Human skin can sense subtle patterns of pressure, timing, and movement, but most digital devices only register simple taps and swipes. This difference has led researchers to explore new touch-based technologies.
They have tested sensor-filled gloves, wearable bands that track small pressure changes, and thin surfaces that create precise vibrations. While these ideas show promise, many are still too rigid, limited in the gestures they detect, or unable to provide meaningful, nuanced feedback.
One big challenge is that digital text relies on ASCII, a standardized code of 128 characters that includes letters, numbers, punctuation, and control symbols. Translating this full range into tactile signals is difficult because each character must be represented in a way that can be accurately felt, distinguished, and interpreted through touch alone, without relying on sight or sound.
New wearable converts touch into full digital text
Recent advances in soft materials and AI are opening up new ways to interact with technology. Stretchable circuits can move with the skin, gel-based sensors can detect tiny forces, and small motors can produce distinct vibration patterns. AI algorithms can quickly interpret complex, changing signals. Together, these innovations create a vision where the skin becomes more than a touchpoint – it becomes a channel for two-way information flow.
Building on this concept, a study in Advanced Functional Materials introduces a soft, skin-like patch that turns touch into text and delivers text feedback through the skin. The device combines iontronic sensors, flexible circuits, compact vibration modules, and an AI model trained to recognize pressing patterns. This creates a full two-way loop capable of representing all 128 ASCII characters purely through touch, Nanowerk reports.
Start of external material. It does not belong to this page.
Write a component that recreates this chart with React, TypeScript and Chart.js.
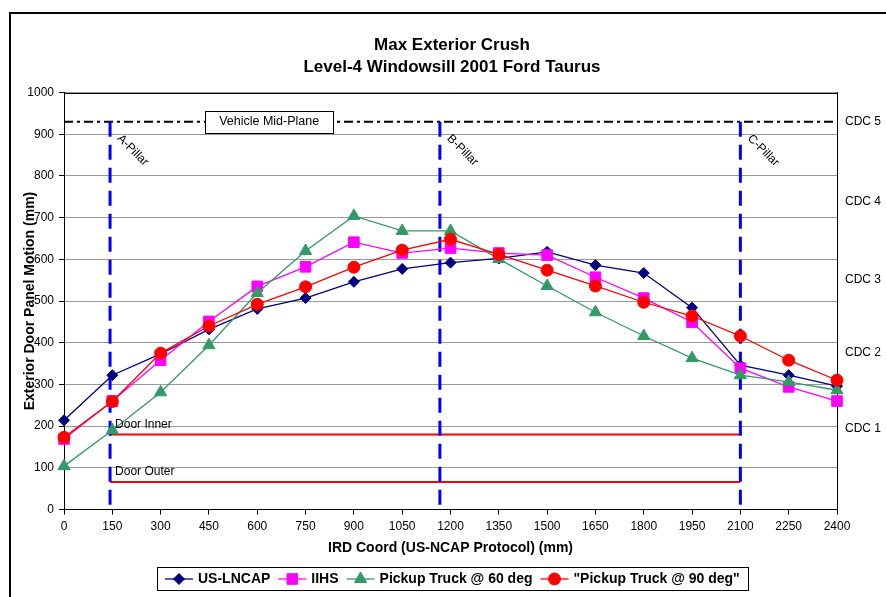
import React, { useEffect, useRef } from 'react';
import { Chart, registerables } from 'chart.js';

Chart.register(...registerables);

const FONT = "'Liberation Sans', Arial, Helvetica, sans-serif";

const titleLines = ['Max Exterior Crush', 'Level-4 Windowsill 2001 Ford Taurus'];
const xAxisTitle = 'IRD Coord (US-NCAP Protocol) (mm)';
const yAxisTitle = 'Exterior Door Panel Motion (mm)';

const xCoords = [0, 150, 300, 450, 600, 750, 900, 1050, 1200, 1350, 1500, 1650, 1800, 1950, 2100, 2250, 2400];
const seriesNames = ['US-LNCAP', 'IIHS', 'Pickup Truck @ 60 deg', '"Pickup Truck @ 90 deg"'];
const usLncap = [214, 322, 373, 432, 481, 507, 546, 577, 592, 602, 618, 586, 567, 484, 346, 322, 296];
const iihs = [169, 260, 358, 451, 535, 582, 641, 615, 627, 615, 610, 557, 507, 449, 339, 294, 260];
const pickup60 = [104, 190, 281, 394, 519, 620, 704, 668, 668, 601, 536, 473, 416, 363, 322, 306, 286];
const pickup90 = [173, 259, 375, 440, 492, 534, 581, 622, 648, 612, 574, 536, 497, 464, 416, 358, 310];

const pillarNames = ['A-Pillar', 'B-Pillar', 'C-Pillar'];
const pillarX = [143, 1167, 2100];
const pillarTop = 930;
const doorNames = ['Door Inner', 'Door Outer'];
const doorY = [180, 66];
const doorStartX = 143;
const doorEndX = 2100;
const midPlaneLabel = 'Vehicle Mid-Plane';
const midPlaneY = 930;
const midPlaneLabelX = 637;
const cdcLabels = ['CDC 1', 'CDC 2', 'CDC 3', 'CDC 4', 'CDC 5'];
const cdcValues = [193, 377, 550, 738, 930];

const seriesStyles = [
  { color: '#000080', pointStyle: 'rectRot', radius: 5.5 },
  { color: '#FF00FF', pointStyle: 'rect', radius: 7.5 },
  { color: '#339966', pointStyle: 'triangle', radius: 7 },
  { color: '#FF0000', pointStyle: 'circle', radius: 6 },
];

function drawMarker(ctx: CanvasRenderingContext2D, style: string, x: number, y: number, r: number, color: string) {
  ctx.save();
  ctx.fillStyle = color;
  ctx.strokeStyle = color;
  ctx.lineWidth = 1;
  ctx.beginPath();
  if (style === 'rectRot') {
    ctx.moveTo(x - r, y);
    ctx.lineTo(x, y - r);
    ctx.lineTo(x + r, y);
    ctx.lineTo(x, y + r);
    ctx.closePath();
  } else if (style === 'rect') {
    const s = Math.SQRT1_2 * r;
    ctx.rect(x - s, y - s, 2 * s, 2 * s);
  } else if (style === 'triangle') {
    let a = 0;
    ctx.moveTo(x + Math.sin(a) * r, y - Math.cos(a) * r);
    a += (2 * Math.PI) / 3;
    ctx.lineTo(x + Math.sin(a) * r, y - Math.cos(a) * r);
    a += (2 * Math.PI) / 3;
    ctx.lineTo(x + Math.sin(a) * r, y - Math.cos(a) * r);
    ctx.closePath();
  } else {
    ctx.arc(x, y, r, 0, Math.PI * 2);
  }
  ctx.fill();
  ctx.stroke();
  ctx.restore();
}

const decorPlugin = {
  id: 'decor',
  beforeDraw(chart: any) {
    const ctx: CanvasRenderingContext2D = chart.ctx;
    ctx.save();
    ctx.fillStyle = '#FFFFFF';
    ctx.fillRect(0, 0, chart.width, chart.height);
    ctx.strokeStyle = '#000000';
    ctx.lineWidth = 2;
    ctx.strokeRect(10, 13, chart.width + 20, chart.height + 20);
    ctx.restore();
  },
  afterDatasetsDraw(chart: any) {
    const ctx: CanvasRenderingContext2D = chart.ctx;
    const { left, right, top } = chart.chartArea;
    const xs = chart.scales.x;
    const ys = chart.scales.y;
    ctx.save();
    ctx.strokeStyle = '#000000';
    ctx.lineWidth = 1;
    ctx.beginPath();
    ctx.moveTo(left, Math.round(top) + 0.5);
    ctx.lineTo(right, Math.round(top) + 0.5);
    ctx.stroke();

    ctx.fillStyle = '#000000';
    ctx.font = `12px ${FONT}`;
    const yTop = ys.getPixelForValue(pillarTop);
    pillarNames.forEach((name, i) => {
      const px = xs.getPixelForValue(pillarX[i]);
      ctx.save();
      ctx.translate(px + 9, yTop + 15);
      ctx.rotate(Math.PI / 4);
      ctx.textAlign = 'left';
      ctx.textBaseline = 'middle';
      ctx.fillText(name, 0, 0);
      ctx.restore();
    });
    doorNames.forEach((name, i) => {
      const px = xs.getPixelForValue(doorStartX);
      const py = ys.getPixelForValue(doorY[i]);
      ctx.textAlign = 'left';
      ctx.textBaseline = 'middle';
      ctx.fillText(name, px + 5, py - 10);
    });
    ctx.font = `12.5px ${FONT}`;
    const mx = xs.getPixelForValue(midPlaneLabelX);
    const my = ys.getPixelForValue(midPlaneY);
    const tw = ctx.measureText(midPlaneLabel).width;
    const bw = tw + 28;
    const bh = 22;
    ctx.fillStyle = '#FFFFFF';
    ctx.fillRect(mx - bw / 2, my - bh / 2, bw, bh);
    ctx.strokeStyle = '#000000';
    ctx.lineWidth = 1;
    ctx.strokeRect(Math.round(mx - bw / 2) + 0.5, Math.round(my - bh / 2) + 0.5, Math.round(bw), bh);
    ctx.fillStyle = '#000000';
    ctx.textAlign = 'center';
    ctx.textBaseline = 'middle';
    ctx.fillText(midPlaneLabel, mx, my);
    ctx.restore();
  },
  afterDraw(chart: any) {
    const ctx: CanvasRenderingContext2D = chart.ctx;
    const { left, right } = chart.chartArea;
    ctx.save();
    ctx.font = `bold 14px ${FONT}`;
    const lineLen = 28;
    const gapAfterLine = 5;
    const gapAfterText = 8;
    const padX = 8;
    const widths = seriesNames.map((n) => ctx.measureText(n).width);
    let total = padX * 2;
    widths.forEach((w, i) => {
      total += lineLen + gapAfterLine + w + (i < widths.length - 1 ? gapAfterText : 0);
    });
    const cx = (left + right) / 2 + 1.5;
    const bx = Math.round(cx - total / 2);
    const by = 567;
    const bh = 23;
    ctx.fillStyle = '#FFFFFF';
    ctx.fillRect(bx, by, total, bh);
    ctx.strokeStyle = '#000000';
    ctx.lineWidth = 1;
    ctx.strokeRect(bx + 0.5, by + 0.5, Math.round(total), bh);
    let x = bx + padX;
    const cy = by + bh / 2 + 0.5;
    seriesNames.forEach((name, i) => {
      const st = seriesStyles[i];
      ctx.strokeStyle = st.color;
      ctx.lineWidth = 1.3;
      ctx.beginPath();
      ctx.moveTo(x, cy);
      ctx.lineTo(x + lineLen, cy);
      ctx.stroke();
      drawMarker(ctx, st.pointStyle, x + lineLen / 2, cy, st.radius, st.color);
      x += lineLen + gapAfterLine;
      ctx.fillStyle = '#000000';
      ctx.textAlign = 'left';
      ctx.textBaseline = 'middle';
      ctx.fillText(name, x, cy);
      x += widths[i] + gapAfterText;
    });
    ctx.restore();
  },
};

export default function App() {
  const canvasRef = useRef<HTMLCanvasElement | null>(null);

  useEffect(() => {
    const canvas = canvasRef.current;
    if (!canvas) return;

    const seriesData = [usLncap, iihs, pickup60, pickup90];
    const dataSets: any[] = seriesData.map((vals, i) => {
      const st = seriesStyles[i];
      return {
        label: seriesNames[i],
        data: xCoords.map((x, j) => ({ x, y: vals[j] })),
        borderColor: st.color,
        backgroundColor: st.color,
        borderWidth: 1.3,
        pointStyle: st.pointStyle,
        pointRadius: st.radius,
        pointHoverRadius: st.radius,
        pointBorderWidth: 1,
        pointBackgroundColor: st.color,
        pointBorderColor: st.color,
        tension: 0,
        clip: false,
        yAxisID: 'y',
        order: 3 - i,
      };
    });

    pillarX.forEach((px, i) => {
      dataSets.push({
        label: '_' + pillarNames[i],
        data: [{ x: px, y: pillarTop }, { x: px, y: 0 }],
        borderColor: '#0000FF',
        borderWidth: 3,
        borderDash: [15, 8],
        pointRadius: 0,
        pointHoverRadius: 0,
        yAxisID: 'y',
        order: 10,
      });
    });
    doorY.forEach((dy, i) => {
      dataSets.push({
        label: '_' + doorNames[i],
        data: [{ x: doorStartX, y: dy }, { x: doorEndX, y: dy }],
        borderColor: '#FF0000',
        borderWidth: 2,
        pointRadius: 0,
        pointHoverRadius: 0,
        yAxisID: 'y',
        order: 11,
      });
    });
    dataSets.push({
      label: '_' + midPlaneLabel,
      data: [{ x: xCoords[0], y: midPlaneY }, { x: xCoords[xCoords.length - 1], y: midPlaneY }],
      borderColor: '#000000',
      borderWidth: 2,
      borderDash: [9, 4, 3, 4],
      pointRadius: 0,
      pointHoverRadius: 0,
      yAxisID: 'y',
      order: 12,
    });

    const chart = new Chart(canvas, {
      type: 'line',
      data: { datasets: dataSets },
      plugins: [decorPlugin],
      options: {
        responsive: false,
        animation: false,
        events: [],
        layout: { padding: { left: 18, right: 0, top: 0, bottom: 37.5 } },
        plugins: {
          legend: { display: false },
          tooltip: { enabled: false },
          title: {
            display: true,
            text: titleLines,
            color: '#000000',
            font: { size: 17, weight: 'bold', family: FONT, lineHeight: 22 / 17 },
            padding: { top: 34, bottom: 14.5 },
          },
        },
        scales: {
          x: {
            type: 'linear',
            position: 'bottom',
            min: 0,
            max: 2400,
            ticks: {
              stepSize: 150,
              autoSkip: false,
              maxRotation: 0,
              color: '#000000',
              font: { size: 12, family: FONT },
              padding: 5,
              callback: (v: any) => String(v),
            },
            grid: { drawOnChartArea: false, drawTicks: true, tickLength: 5, tickColor: '#000000' },
            border: { color: '#000000', width: 1 },
            title: {
              display: true,
              text: xAxisTitle,
              color: '#000000',
              font: { size: 14, weight: 'bold', family: FONT },
              padding: { top: 0, bottom: 3 },
            },
            afterFit: (scale: any) => {
              scale.height = 50;
            },
          },
          y: {
            type: 'linear',
            position: 'left',
            min: 0,
            max: 1000,
            ticks: {
              stepSize: 100,
              color: '#000000',
              font: { size: 12, family: FONT },
              padding: 5,
              callback: (v: any) => String(v),
            },
            grid: { color: '#999999', lineWidth: 1, tickColor: '#000000', tickLength: 5 },
            border: { color: '#000000', width: 1 },
            title: {
              display: true,
              text: yAxisTitle,
              color: '#000000',
              font: { size: 14, weight: 'bold', family: FONT },
              padding: { top: 4, bottom: 0 },
            },
            afterFit: (scale: any) => {
              scale.width = 46;
            },
          },
          y2: {
            type: 'linear',
            position: 'right',
            min: 0,
            max: 1000,
            afterBuildTicks: (scale: any) => {
              scale.ticks = cdcValues.map((v) => ({ value: v }));
            },
            ticks: {
              autoSkip: false,
              color: '#000000',
              font: { size: 12, family: FONT },
              padding: 8,
              callback: (_v: any, i: number) => cdcLabels[i],
            },
            grid: { display: false, drawTicks: false, drawOnChartArea: false },
            border: { display: true, color: '#000000', width: 1 },
            afterFit: (scale: any) => {
              scale.width = 49;
            },
          },
        },
      } as any,
    });

    return () => {
      chart.destroy();
    };
  }, []);

  return (
    <div style={{ position: 'absolute', left: 0, top: 0, width: 886, height: 597, background: '#fff' }}>
      <canvas ref={canvasRef} width={886} height={597} style={{ display: 'block', width: 886, height: 597 }} />
    </div>
  );
}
The patch uses a stretchable copper circuit on polyimide that bends, twists, and stretches without breaking. A soft silicone layer keeps it flexible, while a skin-like stiffness of 435 kPa and a silicone adhesive make it comfortable to wear and remove. Its main sensor is an iontronic array, where a gel-coated rice paper layer changes capacitance when pressed. A copper electrode detects these changes, turning touch into measurable signals.
Using sensors and vibration patterns
The patch encodes text by breaking each ASCII character into four segments, with each sensor representing a two-bit segment. The number of presses on a sensor within a short time determines the segment’s value. To provide feedback, the system sends vibration pulses, where each actuator vibrates a set number of times corresponding to its segment. This creates a tactile communication method directly aligned with ASCII.
Instead of collecting massive datasets, the researchers built a mathematical model of pressing behavior. Each press has four phases – rise, peak, fall, and return – and variations in force, duration, and number of presses are sampled to generate synthetic data that mimics real sensor signals.
The patch has been demonstrated in two ways. In one, a user types “Go!” with a series of presses, and the computer decodes the text while sending tactile confirmation – letting interaction happen without looking. In the other, the patch controls a racing game: presses steer the car, and vibration intensity shows the distance to nearby vehicles, with stronger vibrations indicating closer objects.